Small colleges are handling a coronavirus holiday season with multifaceted approach
Severe acute respiratory syndrome coronavirus 2 has been affecting our daily lives whether we have been specifically touched by the virus or not. Like “Six Degrees of Separation”, the likelihood that you know someone who has dealt directly with the disease more commonly known as COVID-19 is high. This is never more evident than on college campuses, especially those who are smaller and more intimate.
Cottey College, nestled in the town of Nevada, Missouri, is no different. This all women’s school, which was founded in 1884, houses approximately 300 students on its 17-acre campus and has held on-campus classes since the start of the fall semester in late August.
Cottey, like all other colleges, has been making plans for the Thanksgiving Break. This moment in time would signify the gathering of family and loved ones in one’s house to enjoy home-cooked food and other activities. Yet, it also means the coming to the end of what would be a productive and successful semester, with students knowing that the break marks only a few weeks left before finals.

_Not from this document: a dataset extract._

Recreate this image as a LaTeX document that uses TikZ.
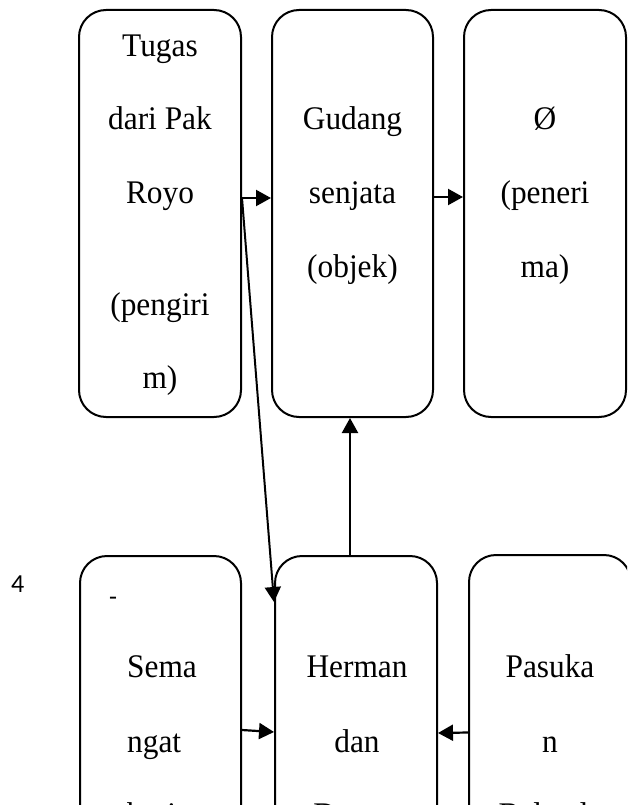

This year is not the same; colleges have taken a different approach in trying to allow students to be home for the holiday while still remaining safe. Unlike some schools, which started the semester early so their students would be finished by the break and leave until the spring semester starts in 2021, Cottey decided to start the fall semester as normal (with social distancing, as well as masks, being required by everyone on campus) and hold their classes in-person until the break. The students were then allowed to choose one of three different options: go home for the break and stay home for the rest of the semester, attending classes remotely online; go home and then come back for the few remaining weeks to finish their work on campus, or to stay through the break until the semester ends.
“We are very pleased with how the fall semester has unfolded,” says Dr. Landon Adams, Vice-President of Student Life at Cottey. “We were ahead of our peers in some major decisions. We were among the first institutions in the area to commit to a testing program on campus. We were one of the first to commit to a campus-wide mask mandate. We were one of the first to formalize Thanksgiving Break plans, and we were possibly the first local institution to make adjustments to its spring academic calendar. By making these decisions early in the process, we were able to work through details and be nimble enough to respond to any unforeseen challenges quickly.”
These measures have enabled 75% of the resident students to return home for Thanksgiving Break; roughly 25% of those students plan to return to campus for the final three weeks of the semester. About a quarter of the student population plan to stay on campus through the break until the end of the semester.
“I’ll be on campus, cause it’s safer on campus,” says Khloe Kennedy, freshman from Basin, Wyoming. “Covid cases are spiking in my home state, and I don’t think it is safe to travel.”
Wyoming is second only to North Dakota on a highest-risk place list compiled by NPR.
However, not all students will be doing the same as Kennedy is. “I’m going home,” says Caroline Little, a freshman from Topeka, KS. “I figured if we are doing all our classes online, then I guess it would make sense to go home and see my family, do those classes online, instead of just staying in my room here.”
“I’m planning to go off campus for a couple of days to Oklahoma and stay there with a couple of my Cottey friends. Then we are coming back for the rest of the semester. Home is a little far away,” says Molly Mahoney, a Sophomore from San Diego, CA. “I wanted to get off campus to take a break and relax a little bit, and I feel fine with off-campus because I’ll be with the people I’ve been living with for the past semester so they are COVID-19 free and it will be a safe situation.”
“To this point, Cottey has had 8 students (approximately 3% of our on-campus student population) test positive for COVID-19 since August. Of those positive cases, no students experienced severe symptoms or were hospitalized,” states Adams.
While the Centers for Disease Control and Prevention has discouraged large gatherings this holiday season to help slow the spread of Covid, Cottey is trying to go the extra step. “The college will continue to implement the measures taken during the fall semester (mask mandate, daily health assessments, adjusted room capacities, additional safety measures in the dining room, contact tracing procedures, entry testing etc.). Additionally, the College has proactively made adjustments to the Spring calendar to eliminate any extended periods (Spring Break) in which students may have traveled great distances and then returned to campus,” Adams’ says. “Finally, in November, the College received an allotment of rapid response COVID-19 tests as a part of a state program. These tests will allow the College to more rapidly receive test results for individuals on campus who are demonstrating symptoms associated with COVID-19.”